_PROBLEM TO SOLVE_
Repeat exactly what appears from the opening line of the listing to the line with "import seaborn as sns", inclusive.

_SOURCE DATA_
───

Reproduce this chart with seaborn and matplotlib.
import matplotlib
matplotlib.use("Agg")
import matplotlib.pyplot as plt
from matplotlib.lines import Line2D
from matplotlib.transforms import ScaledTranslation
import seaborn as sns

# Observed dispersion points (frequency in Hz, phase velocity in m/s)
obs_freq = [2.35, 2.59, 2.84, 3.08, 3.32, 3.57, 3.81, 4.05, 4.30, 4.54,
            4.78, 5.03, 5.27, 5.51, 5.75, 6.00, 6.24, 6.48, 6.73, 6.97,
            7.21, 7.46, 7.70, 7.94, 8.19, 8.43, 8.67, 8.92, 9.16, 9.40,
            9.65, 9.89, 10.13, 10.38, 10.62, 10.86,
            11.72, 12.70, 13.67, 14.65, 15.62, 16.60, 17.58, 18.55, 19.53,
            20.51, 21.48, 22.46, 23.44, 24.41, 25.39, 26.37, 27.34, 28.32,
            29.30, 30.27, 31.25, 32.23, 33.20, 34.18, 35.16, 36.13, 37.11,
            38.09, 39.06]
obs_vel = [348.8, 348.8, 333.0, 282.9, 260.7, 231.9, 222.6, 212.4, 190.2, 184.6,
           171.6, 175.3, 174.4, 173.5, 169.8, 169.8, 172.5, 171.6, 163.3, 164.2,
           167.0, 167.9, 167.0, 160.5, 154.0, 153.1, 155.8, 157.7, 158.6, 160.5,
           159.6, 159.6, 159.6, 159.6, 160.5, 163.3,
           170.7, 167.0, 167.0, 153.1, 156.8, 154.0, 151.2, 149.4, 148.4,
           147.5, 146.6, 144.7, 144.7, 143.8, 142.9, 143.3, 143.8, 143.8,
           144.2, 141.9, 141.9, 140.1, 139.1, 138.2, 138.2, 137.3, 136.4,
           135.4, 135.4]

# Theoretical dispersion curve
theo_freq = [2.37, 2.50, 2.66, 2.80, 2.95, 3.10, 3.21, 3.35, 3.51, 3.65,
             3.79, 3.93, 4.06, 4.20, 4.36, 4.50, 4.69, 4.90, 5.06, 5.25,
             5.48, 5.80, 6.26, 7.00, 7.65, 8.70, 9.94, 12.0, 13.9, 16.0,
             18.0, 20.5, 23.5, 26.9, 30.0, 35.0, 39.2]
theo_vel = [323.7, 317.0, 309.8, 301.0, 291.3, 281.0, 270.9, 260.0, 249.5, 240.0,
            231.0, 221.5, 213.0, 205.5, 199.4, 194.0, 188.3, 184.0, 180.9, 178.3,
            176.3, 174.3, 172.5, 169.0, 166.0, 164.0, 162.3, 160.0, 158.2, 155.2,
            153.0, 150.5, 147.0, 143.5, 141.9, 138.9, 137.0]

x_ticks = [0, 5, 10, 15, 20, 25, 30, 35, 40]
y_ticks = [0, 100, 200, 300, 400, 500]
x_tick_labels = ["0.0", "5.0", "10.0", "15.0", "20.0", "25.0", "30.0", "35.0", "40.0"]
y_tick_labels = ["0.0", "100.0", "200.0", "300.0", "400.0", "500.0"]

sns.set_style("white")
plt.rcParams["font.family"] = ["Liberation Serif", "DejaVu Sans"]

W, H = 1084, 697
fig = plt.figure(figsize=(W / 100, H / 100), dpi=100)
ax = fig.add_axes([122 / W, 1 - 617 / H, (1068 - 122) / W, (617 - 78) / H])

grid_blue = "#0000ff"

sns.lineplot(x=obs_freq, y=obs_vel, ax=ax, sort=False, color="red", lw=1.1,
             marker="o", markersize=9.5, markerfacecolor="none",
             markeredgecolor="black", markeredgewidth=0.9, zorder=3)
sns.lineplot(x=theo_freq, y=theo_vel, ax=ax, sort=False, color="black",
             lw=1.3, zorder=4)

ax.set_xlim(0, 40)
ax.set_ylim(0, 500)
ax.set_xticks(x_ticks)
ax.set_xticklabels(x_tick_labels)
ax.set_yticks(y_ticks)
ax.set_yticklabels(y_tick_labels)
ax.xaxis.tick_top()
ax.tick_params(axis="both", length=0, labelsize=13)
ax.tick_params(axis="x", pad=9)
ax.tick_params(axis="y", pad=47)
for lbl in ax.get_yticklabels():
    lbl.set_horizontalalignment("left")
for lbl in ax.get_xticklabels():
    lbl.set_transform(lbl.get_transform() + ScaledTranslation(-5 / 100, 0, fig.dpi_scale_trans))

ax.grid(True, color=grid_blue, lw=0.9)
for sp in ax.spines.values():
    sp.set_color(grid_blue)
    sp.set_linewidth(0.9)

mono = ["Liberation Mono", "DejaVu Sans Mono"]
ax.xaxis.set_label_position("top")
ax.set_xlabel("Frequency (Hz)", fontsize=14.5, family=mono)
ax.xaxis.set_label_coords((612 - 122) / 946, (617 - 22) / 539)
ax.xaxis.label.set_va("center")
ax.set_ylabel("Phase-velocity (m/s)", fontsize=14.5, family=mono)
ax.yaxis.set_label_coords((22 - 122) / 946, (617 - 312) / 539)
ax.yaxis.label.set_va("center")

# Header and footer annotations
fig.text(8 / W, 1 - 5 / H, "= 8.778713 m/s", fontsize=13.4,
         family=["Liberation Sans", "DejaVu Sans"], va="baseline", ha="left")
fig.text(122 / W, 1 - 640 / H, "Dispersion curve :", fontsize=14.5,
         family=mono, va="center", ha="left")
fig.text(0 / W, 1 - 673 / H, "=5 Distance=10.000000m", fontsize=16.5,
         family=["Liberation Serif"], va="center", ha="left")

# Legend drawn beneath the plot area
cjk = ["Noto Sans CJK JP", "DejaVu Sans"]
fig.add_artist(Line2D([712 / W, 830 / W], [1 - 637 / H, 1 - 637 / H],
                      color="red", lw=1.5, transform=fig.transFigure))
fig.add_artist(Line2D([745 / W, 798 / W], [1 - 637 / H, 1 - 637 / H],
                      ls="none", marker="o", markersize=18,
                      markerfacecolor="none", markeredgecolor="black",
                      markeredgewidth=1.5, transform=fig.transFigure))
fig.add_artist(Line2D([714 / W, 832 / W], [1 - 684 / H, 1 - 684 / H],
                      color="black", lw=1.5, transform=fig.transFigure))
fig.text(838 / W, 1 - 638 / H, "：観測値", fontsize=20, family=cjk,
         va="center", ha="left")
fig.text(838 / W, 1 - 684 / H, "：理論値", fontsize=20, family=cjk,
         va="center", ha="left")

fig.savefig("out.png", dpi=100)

───

_IN RESPONSE_
Reproduce this chart with seaborn and matplotlib.
import matplotlib
matplotlib.use("Agg")
import matplotlib.pyplot as plt
from matplotlib.lines import Line2D
from matplotlib.transforms import ScaledTranslation
import seaborn as sns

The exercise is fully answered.